Language models compute P(next_token|context) autoregressively. Neural LMs use RNNs or Transformers. Large pre-trained models (GPT, BERT) learn via self-supervised tasks: next-token (decoder) or masked token (encoder) prediction.
A language model answers one deceptively simple question: given a sequence of words (or tokens), what comes next? Formally, it estimates the conditional probability P(next token | preceding context). This is the foundation of virtually all modern NLP — from autocomplete to machine translation to chatbots. Building on your understanding of transformer architecture, language models are the training framework that turns raw neural network architectures into systems that understand and generate language.
The dominant training approach is self-supervised learning, meaning the model learns from unlabeled text by predicting parts of its own input. There are two main paradigms. Autoregressive models (like GPT) are trained to predict the next token given all previous tokens — they read left to right and generate text one token at a time.

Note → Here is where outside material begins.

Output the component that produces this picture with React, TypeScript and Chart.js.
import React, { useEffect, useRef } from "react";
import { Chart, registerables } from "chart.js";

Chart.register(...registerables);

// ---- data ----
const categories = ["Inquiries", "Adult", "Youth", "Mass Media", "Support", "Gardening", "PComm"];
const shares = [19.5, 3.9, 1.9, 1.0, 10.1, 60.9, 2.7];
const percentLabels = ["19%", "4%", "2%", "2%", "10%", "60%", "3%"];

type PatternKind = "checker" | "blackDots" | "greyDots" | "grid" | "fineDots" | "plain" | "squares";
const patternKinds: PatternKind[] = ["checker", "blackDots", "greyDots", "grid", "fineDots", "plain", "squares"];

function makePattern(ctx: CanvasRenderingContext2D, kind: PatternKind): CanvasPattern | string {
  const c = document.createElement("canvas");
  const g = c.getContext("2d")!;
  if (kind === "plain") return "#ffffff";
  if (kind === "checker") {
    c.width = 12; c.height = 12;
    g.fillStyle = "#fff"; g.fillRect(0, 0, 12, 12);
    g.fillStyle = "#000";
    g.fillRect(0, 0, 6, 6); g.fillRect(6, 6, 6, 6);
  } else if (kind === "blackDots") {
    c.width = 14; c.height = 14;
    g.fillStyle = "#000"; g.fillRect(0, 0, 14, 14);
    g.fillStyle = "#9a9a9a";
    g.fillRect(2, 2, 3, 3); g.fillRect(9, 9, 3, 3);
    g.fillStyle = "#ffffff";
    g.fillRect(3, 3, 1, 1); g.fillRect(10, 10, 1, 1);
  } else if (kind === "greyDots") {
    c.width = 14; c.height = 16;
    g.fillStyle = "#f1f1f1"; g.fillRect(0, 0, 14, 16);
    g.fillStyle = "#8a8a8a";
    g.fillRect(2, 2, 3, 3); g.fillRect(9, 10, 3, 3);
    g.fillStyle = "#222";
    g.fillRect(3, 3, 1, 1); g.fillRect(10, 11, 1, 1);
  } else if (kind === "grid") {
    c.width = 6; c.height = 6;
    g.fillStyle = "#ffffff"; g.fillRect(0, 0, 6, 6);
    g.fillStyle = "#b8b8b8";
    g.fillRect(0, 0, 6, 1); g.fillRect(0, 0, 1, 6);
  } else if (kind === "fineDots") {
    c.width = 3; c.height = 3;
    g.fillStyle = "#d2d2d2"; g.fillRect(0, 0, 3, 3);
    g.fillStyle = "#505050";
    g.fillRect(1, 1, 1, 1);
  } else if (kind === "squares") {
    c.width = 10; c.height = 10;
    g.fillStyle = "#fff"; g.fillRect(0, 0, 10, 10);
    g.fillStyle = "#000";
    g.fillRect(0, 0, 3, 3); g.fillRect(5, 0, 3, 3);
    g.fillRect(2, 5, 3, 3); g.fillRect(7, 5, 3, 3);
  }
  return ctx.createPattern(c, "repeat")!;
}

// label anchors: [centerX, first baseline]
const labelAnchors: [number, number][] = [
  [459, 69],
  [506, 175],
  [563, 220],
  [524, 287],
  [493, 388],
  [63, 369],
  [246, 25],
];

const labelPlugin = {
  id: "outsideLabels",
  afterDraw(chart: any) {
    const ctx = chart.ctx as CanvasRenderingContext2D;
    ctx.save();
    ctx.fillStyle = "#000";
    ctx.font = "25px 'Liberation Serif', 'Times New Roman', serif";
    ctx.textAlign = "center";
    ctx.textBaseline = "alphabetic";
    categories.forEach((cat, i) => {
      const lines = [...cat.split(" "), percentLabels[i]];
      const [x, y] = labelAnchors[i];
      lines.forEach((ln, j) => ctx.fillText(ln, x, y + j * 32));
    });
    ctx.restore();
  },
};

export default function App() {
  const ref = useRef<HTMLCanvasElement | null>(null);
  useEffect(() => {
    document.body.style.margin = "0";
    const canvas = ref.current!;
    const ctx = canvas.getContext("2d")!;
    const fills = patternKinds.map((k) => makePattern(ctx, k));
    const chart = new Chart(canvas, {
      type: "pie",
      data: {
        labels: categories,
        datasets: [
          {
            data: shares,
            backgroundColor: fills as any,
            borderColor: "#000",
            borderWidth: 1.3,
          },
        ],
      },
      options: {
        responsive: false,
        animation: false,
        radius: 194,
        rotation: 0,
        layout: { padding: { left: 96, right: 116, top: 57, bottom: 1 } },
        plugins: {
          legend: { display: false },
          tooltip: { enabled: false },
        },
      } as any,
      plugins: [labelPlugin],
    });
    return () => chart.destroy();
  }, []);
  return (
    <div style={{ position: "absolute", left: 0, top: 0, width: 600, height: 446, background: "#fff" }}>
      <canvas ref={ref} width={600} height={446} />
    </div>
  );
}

Masked language models (like BERT) randomly hide tokens in the input and train the network to fill in the blanks, allowing the model to use context from both directions. The distinction matters: autoregressive models excel at text generation, while masked models excel at understanding tasks like classification and question answering.

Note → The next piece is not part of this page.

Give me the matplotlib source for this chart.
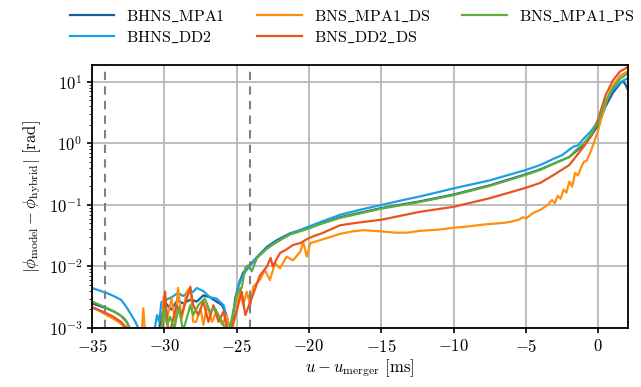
import matplotlib
matplotlib.use("Agg")
import matplotlib.pyplot as plt
import numpy as np

plt.rcParams["font.family"] = "serif"
plt.rcParams["font.serif"] = ["cmr10"]
plt.rcParams["mathtext.fontset"] = "cm"
plt.rcParams["axes.formatter.use_mathtext"] = True

# time [ms] and log10 phase difference for each run
t_bhns_mpa1 = [-35.0, -34.5, -34.0, -33.5, -33.0, -32.6, -32.3, -32.0, -30.5, -30.2, -29.9, -29.5, -29.1,
               -28.7, -28.2, -27.75, -27.3, -26.85, -26.4, -26.0, -25.7, -25.4, -25.1, -24.8, -24.55,
               -24.1, -23.6, -22.9, -22.2, -21.3, -20.1, -19.2, -17.85, -15.0, -12.3, -10.0, -7.5, -5.0,
               -4.0, -3.0, -2.0, -1.5, -1.0, -0.5, 0.0, 0.5, 1.0, 1.5, 1.7, 1.9, 2.1]
v_bhns_mpa1 = [-2.6, -2.64, -2.68, -2.73, -2.8, -2.9, -3.05, -3.2, -3.2, -2.8, -2.6, -2.7, -2.55,
               -2.6, -2.54, -2.57, -2.47, -2.5, -2.57, -2.63, -2.8, -3.1, -2.52, -2.25, -2.1,
               -1.98, -1.85, -1.68, -1.57, -1.46, -1.38, -1.3, -1.2, -1.05, -0.94, -0.83, -0.68, -0.5,
               -0.42, -0.32, -0.22, -0.12, -0.02, 0.12, 0.3, 0.6, 0.82, 0.97, 1.02, 0.95, 0.85]

t_bhns_dd2 = [-35.0, -34.5, -34.0, -33.5, -33.0, -32.7, -32.3, -32.0, -31.7, -31.2, -30.8, -30.5, -30.35,
              -30.2, -29.95, -29.5, -29.05, -28.7, -28.4, -28.0, -27.75, -27.3, -26.85, -26.4, -25.9,
              -25.6, -25.4, -25.25, -24.9, -24.55, -24.2, -23.6, -22.9, -22.2, -21.3, -20.0, -19.0,
              -17.85, -16.5, -15.0, -13.5, -12.3, -10.0, -7.5, -5.0, -4.0, -3.0, -2.5, -2.0, -1.7,
              -1.4, -1.0, -0.5, 0.0, 0.5, 1.0, 1.5, 2.1]
v_bhns_dd2 = [-2.35, -2.39, -2.43, -2.48, -2.54, -2.63, -2.78, -2.9, -3.05, -3.2, -3.2, -2.79, -2.9,
              -2.58, -2.55, -2.5, -2.43, -2.48, -2.43, -2.41, -2.35, -2.4, -2.5, -2.52, -2.63,
              -2.9, -3.1, -2.8, -2.33, -2.14, -2.02, -1.86, -1.7, -1.59, -1.47, -1.35, -1.26,
              -1.16, -1.08, -1.0, -0.92, -0.86, -0.73, -0.6, -0.43, -0.35, -0.24, -0.19, -0.1, -0.05,
              -0.03, 0.08, 0.2, 0.36, 0.66, 0.87, 0.99, 1.07]

t_bns_mpa1_ds = [-35.0, -34.5, -34.0, -33.5, -33.0, -32.6, -32.3, -31.6, -31.45, -31.3, -30.2, -30.05,
                 -29.85, -29.5, -29.25, -29.05, -28.8, -28.45, -28.2, -28.0, -27.8, -27.5, -27.3, -27.05,
                 -26.7, -26.4, -26.0, -25.7, -25.4, -25.0, -24.75, -24.55, -24.3, -24.05, -23.85, -23.4,
                 -23.05, -22.7, -22.35, -22.0, -21.55, -21.1, -20.6, -20.4, -20.15, -19.9, -19.2, -18.5,
                 -17.85, -17.0, -16.2, -15.0, -14.0, -13.2, -12.3, -11.0, -10.0, -9.0, -8.0, -7.5, -6.5,
                 -6.0, -5.5, -5.2, -5.0, -4.5, -4.0, -3.5, -3.2, -3.0, -2.8, -2.6, -2.4, -2.2, -2.0,
                 -1.8, -1.6, -1.4, -1.2, -1.0, -0.8, -0.5, -0.2, 0.0, 0.3, 0.6, 1.0, 1.5, 2.1]
v_bns_mpa1_ds = [-2.67, -2.72, -2.79, -2.85, -2.93, -3.05, -3.2, -3.2, -2.68, -3.2, -3.15, -2.49,
                 -2.9, -2.52, -2.9, -2.35, -2.85, -2.41, -2.35, -2.9, -2.9, -2.68, -2.95, -2.63,
                 -2.9, -2.73, -2.95, -2.79, -3.15, -2.68, -2.35, -2.63, -2.41, -2.63, -2.33, -2.22,
                 -2.06, -2.22, -1.95, -2.03, -1.84, -1.9, -1.76, -1.6, -1.84, -1.62, -1.57, -1.52,
                 -1.47, -1.43, -1.41, -1.43, -1.45, -1.45, -1.42, -1.4, -1.37, -1.35, -1.32, -1.31, -1.29,
                 -1.27, -1.24, -1.2, -1.22, -1.13, -1.08, -1.0, -0.92, -0.97, -0.85, -0.9, -0.75, -0.8, -0.62,
                 -0.7, -0.48, -0.52, -0.4, -0.3, -0.28, -0.12, 0.08, 0.22, 0.48, 0.72, 0.93, 1.1, 1.18]

t_bns_dd2_ds = [-35.0, -34.5, -34.0, -33.5, -33.0, -32.6, -32.3, -31.0, -30.5, -30.15, -29.95, -29.7,
                -29.15, -28.8, -28.2, -28.0, -27.65, -27.3, -26.95, -26.6, -26.25, -25.9, -25.55, -25.0,
                -24.65, -24.4, -24.05, -23.7, -23.4, -22.9, -22.65, -22.5, -22.0, -21.6, -21.1, -20.6,
                -20.1, -19.6, -19.1, -17.85, -16.7, -15.0, -12.3, -10.0, -7.5, -5.0, -4.0, -3.0, -2.0,
                -1.5, -1.0, -0.5, 0.0, 0.5, 1.0, 1.5, 2.1]
v_bns_dd2_ds = [-2.66, -2.71, -2.76, -2.82, -2.9, -3.0, -3.2, -3.2, -3.1, -3.2, -2.41, -3.15,
                -2.63, -2.79, -2.33, -2.63, -2.79, -2.57, -2.9, -2.63, -2.9, -2.73, -3.15, -2.73,
                -2.41, -2.79, -2.57, -2.35, -2.15, -2.0, -1.86, -2.0, -1.78, -1.73, -1.65, -1.62,
                -1.55, -1.5, -1.46, -1.33, -1.29, -1.24, -1.11, -1.03, -0.89, -0.72, -0.64, -0.5, -0.35,
                -0.2, -0.05, 0.12, 0.4, 0.78, 1.02, 1.17, 1.25]

t_bns_mpa1_ps = [-35.0, -34.5, -34.0, -33.5, -33.0, -32.7, -32.4, -32.1, -31.0, -30.6, -30.3, -30.0,
                 -29.8, -29.6, -29.3, -29.0, -28.7, -28.2, -28.0, -27.65, -27.2, -26.85, -26.5, -26.15,
                 -25.9, -25.6, -25.0, -24.65, -24.4, -24.2, -23.95, -23.6, -22.9, -22.2, -21.3, -20.1,
                 -19.2, -17.85, -15.0, -12.3, -10.0, -7.5, -5.0, -4.0, -3.0, -2.0, -1.5, -1.0, -0.5,
                 0.0, 0.5, 1.0, 1.5, 2.1]
v_bns_mpa1_ps = [-2.57, -2.62, -2.67, -2.73, -2.8, -2.86, -3.0, -3.2, -3.2, -3.1, -3.2, -2.68,
                 -2.95, -2.82, -3.0, -2.66, -3.05, -2.63, -2.79, -2.63, -2.52, -2.73, -2.68, -2.84,
                 -2.95, -3.15, -2.46, -2.35, -2.02, -1.98, -2.08, -1.86, -1.71, -1.6, -1.48, -1.39,
                 -1.31, -1.21, -1.06, -0.95, -0.84, -0.69, -0.51, -0.43, -0.32, -0.22, -0.1, 0.0, 0.15,
                 0.35, 0.68, 0.9, 1.05, 1.15]

runs = [
    ("BHNS_MPA1", t_bhns_mpa1, v_bhns_mpa1, "#1b5c9e"),
    ("BHNS_DD2", t_bhns_dd2, v_bhns_dd2, "#1ba1e0"),
    ("BNS_MPA1_DS", t_bns_mpa1_ds, v_bns_mpa1_ds, "#ff8f0f"),
    ("BNS_DD2_DS", t_bns_dd2_ds, v_bns_dd2_ds, "#e9531f"),
    ("BNS_MPA1_PS", t_bns_mpa1_ps, v_bns_mpa1_ps, "#5fae3c"),
]
dashed_times = [-34.1, -24.07]


def tex_label(name):
    # cmr10 has no underscore glyph, so go through mathtext
    return r"$\mathrm{" + name.replace("_", r"\_") + "}$"


fig = plt.figure(figsize=(6.41, 3.87), dpi=100)
ax = fig.add_axes([0.1435, 0.1525, 0.8365, 0.68])
for label, t, v, color in runs:
    ax.semilogy(t, 10.0 ** np.asarray(v), color=color, lw=1.6, label=tex_label(label))
for tx in dashed_times:
    ax.axvline(tx, color="#808080", ls=(0, (4, 3)), lw=1.5)

ax.set_xlim(-35, 2.07)
ax.set_ylim(1e-3, 19)
ax.set_xticks([-35, -30, -25, -20, -15, -10, -5, 0])
ax.grid(True, which="major", color="#b8b8b8", lw=1.3)
ax.tick_params(labelsize=12, width=1.2)
for s in ax.spines.values():
    s.set_linewidth(1.3)
ax.set_xlabel(r"$u - u_{\rm merger}$ [ms]", fontsize=12, labelpad=2)
ax.set_ylabel(r"$|\phi_{\rm model} - \phi_{\rm hybrid}|$ [rad]", fontsize=12)

fig.legend(loc="upper center", bbox_to_anchor=(0.549, 1.015), ncol=3, frameon=False,
           fontsize=11.5, handlelength=2.8, handletextpad=0.75, columnspacing=2.0, labelspacing=0.35)
fig.savefig("out.png", dpi=100)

What makes modern neural language models so powerful is scale. Early statistical language models used n-gram counts — the probability of a word given the previous two or three words. These models could not capture long-range dependencies ("The cat that the dog that the boy owned chased ran away" — what ran away?). Transformer-based language models, with their self-attention mechanism, can attend to any position in the context window, capturing dependencies across hundreds or thousands of tokens. When trained on billions of words, these models develop remarkable emergent abilities: they learn grammar, facts about the world, reasoning patterns, and even some capacity for novel problem-solving — all from the simple objective of predicting the next token.

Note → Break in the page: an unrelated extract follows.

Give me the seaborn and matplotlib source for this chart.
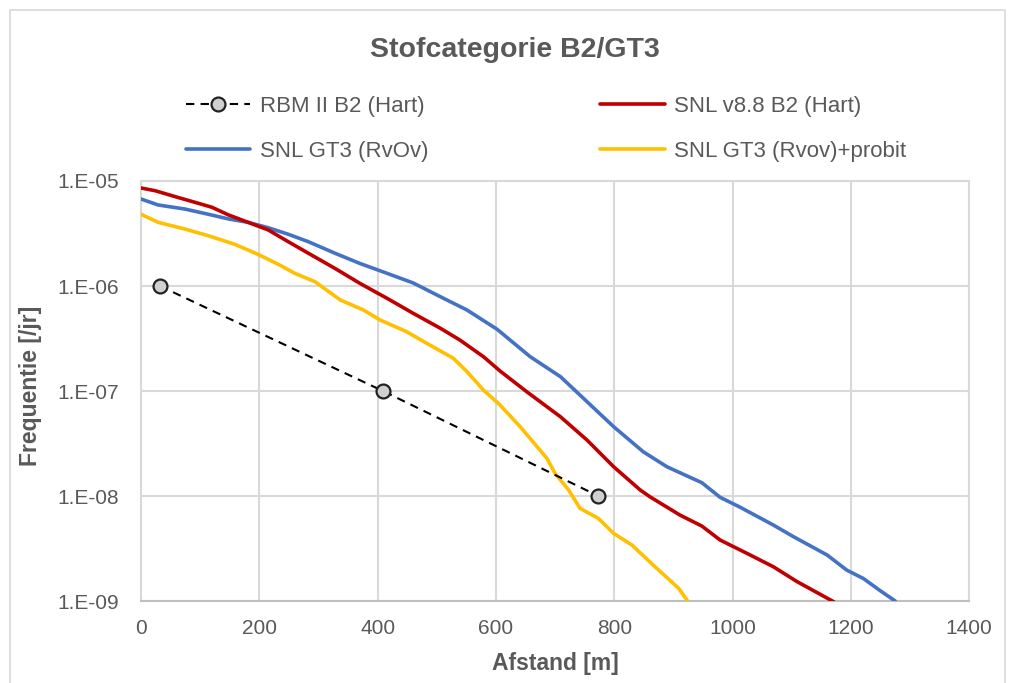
import numpy as np
import pandas as pd
import matplotlib
matplotlib.use("Agg")
import matplotlib.pyplot as plt
import matplotlib.ticker as mticker
from matplotlib.patches import Rectangle
import seaborn as sns

# ----- DATA -----
rbm_x = [32, 409, 773]
rbm_y = [1e-6, 1e-7, 1e-8]

snl88_x = [0, 24, 58, 91, 120, 148, 181, 215, 249, 283, 328, 370, 416, 460, 506, 539,
           579, 607, 652, 709, 754, 799, 844, 861, 911, 948, 979, 1024, 1069, 1109, 1171]
snl88_y = [8.58e-6, 8.08e-6, 7.09e-6, 6.27e-6, 5.62e-6, 4.75e-6, 4.04e-6, 3.42e-6, 2.64e-6,
           2.05e-6, 1.47e-6, 1.06e-6, 7.63e-7, 5.50e-7, 3.96e-7, 3.06e-7, 2.12e-7, 1.55e-7,
           9.85e-8, 5.69e-8, 3.41e-8, 1.90e-8, 1.14e-8, 9.78e-9, 6.59e-9, 5.18e-9, 3.81e-9,
           2.85e-9, 2.12e-9, 1.53e-9, 9.85e-10]

gt3_x = [0, 29, 74, 114, 148, 181, 215, 249, 283, 328, 370, 416, 460, 506, 551, 602, 658,
         709, 742, 799, 849, 889, 948, 979, 1013, 1069, 1103, 1160, 1193, 1221, 1250, 1275]
gt3_y = [6.74e-6, 5.91e-6, 5.41e-6, 4.82e-6, 4.35e-6, 4.04e-6, 3.59e-6, 3.11e-6, 2.64e-6,
         2.05e-6, 1.64e-6, 1.32e-6, 1.07e-6, 7.91e-7, 5.91e-7, 3.87e-7, 2.12e-7, 1.37e-7,
         9.16e-8, 4.57e-8, 2.64e-8, 1.90e-8, 1.34e-8, 9.72e-9, 7.81e-9, 5.29e-9, 4.10e-9,
         2.74e-9, 1.97e-9, 1.64e-9, 1.25e-9, 1.0e-9]

probit_x = [0, 29, 74, 114, 159, 198, 232, 260, 294, 337, 376, 404, 449, 483, 528, 551, 579,
            607, 641, 686, 700, 723, 742, 773, 799, 830, 869, 909, 923]
probit_y = [4.82e-6, 4.04e-6, 3.49e-6, 3.01e-6, 2.49e-6, 2.00e-6, 1.61e-6, 1.32e-6, 1.10e-6,
            7.36e-7, 5.91e-7, 4.75e-7, 3.67e-7, 2.85e-7, 2.05e-7, 1.53e-7, 1.02e-7, 7.36e-8,
            4.57e-8, 2.29e-8, 1.64e-8, 1.14e-8, 7.64e-9, 6.13e-9, 4.41e-9, 3.41e-9, 2.12e-9,
            1.32e-9, 1.02e-9]

x_ticks = [0, 200, 400, 600, 800, 1000, 1200, 1400]
y_ticks = [1e-9, 1e-8, 1e-7, 1e-6, 1e-5]

TEXT = "#595959"
GRID = "#D9D9D9"

sns.set_style("white")
plt.rcParams["font.family"] = ["Liberation Sans", "DejaVu Sans"]

fig = plt.figure(figsize=(10.1, 6.83), dpi=100)
ax = fig.add_axes([0.1396, 0.12, 0.82, 0.615])

sns.lineplot(x=rbm_x, y=rbm_y, ax=ax, color="black", linestyle=(0, (4, 3)), linewidth=1.5,
             marker="o", markersize=10, markerfacecolor="#D0D0D0", markeredgecolor="#222222",
             markeredgewidth=1.6, label="RBM II B2 (Hart)", zorder=5)
sns.lineplot(x=gt3_x, y=gt3_y, ax=ax, color="#4472C4", linewidth=2.6,
             label="SNL GT3 (RvOv)", zorder=4)
sns.lineplot(x=snl88_x, y=snl88_y, ax=ax, color="#C00000", linewidth=2.6,
             label="SNL v8.8 B2 (Hart)", zorder=4)
sns.lineplot(x=probit_x, y=probit_y, ax=ax, color="#FFC000", linewidth=2.6,
             label="SNL GT3 (Rvov)+probit", zorder=4)

ax.set_yscale("log")
ax.set_xlim(0, 1400)
ax.set_ylim(1e-9, 1e-5)
ax.xaxis.set_major_locator(mticker.FixedLocator(x_ticks))
ax.yaxis.set_major_locator(mticker.FixedLocator(y_ticks))
ax.yaxis.set_minor_locator(mticker.NullLocator())
ax.yaxis.set_major_formatter(mticker.FuncFormatter(
    lambda v, p: "1.E-%02d" % int(round(-np.log10(v)))))
ax.tick_params(axis="both", length=0, labelsize=15, labelcolor=TEXT)
ax.tick_params(axis="x", pad=13)
ax.tick_params(axis="y", pad=16)
ax.grid(True, which="major", color=GRID, linewidth=1.5)
for s in ax.spines.values():
    s.set_color(GRID)
    s.set_linewidth(1.5)
ax.spines["bottom"].set_color("#BFBFBF")

ax.set_xlabel("Afstand [m]", fontsize=16.5, fontweight="bold", color=TEXT)
ax.set_ylabel("Frequentie [/jr]", fontsize=16.5, fontweight="bold", color=TEXT)
ax.xaxis.set_label_coords(555 / 1010, 1 - 652 / 683, transform=fig.transFigure)
ax.yaxis.set_label_coords(42 / 1010, 1 - 386 / 683, transform=fig.transFigure)

fig.text(515 / 1010, 1 - 50 / 683, "Stofcategorie B2/GT3", ha="center", va="center",
         fontsize=20.5, fontweight="bold", color=TEXT)

leg = ax.legend(ncol=2, loc="center left", bbox_to_anchor=(166 / 1010, 1 - 129 / 683),
                bbox_transform=fig.transFigure, frameon=False, fontsize=16,
                handlelength=2.9, handletextpad=0.45, columnspacing=7.7, labelspacing=1.1)
for t in leg.get_texts():
    t.set_color(TEXT)

# chart frame
fig.patches.append(Rectangle((10 / 1010, -0.02), 995 / 1010, 1.005, transform=fig.transFigure,
                             fill=False, edgecolor=GRID, linewidth=1.2))

fig.savefig("out.png", dpi=100)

The practical workflow for using language models follows a pre-train then fine-tune paradigm. A large model is first pre-trained on massive text corpora (books, web pages, code) to learn general language understanding. This pre-trained model is then fine-tuned on a smaller, task-specific dataset — sentiment classification, summarization, or dialogue — adapting its general knowledge to a specific application. This transfer learning approach is why a single architecture like the transformer can power dozens of different NLP applications, and why understanding language models is the gateway to the rest of modern NLP.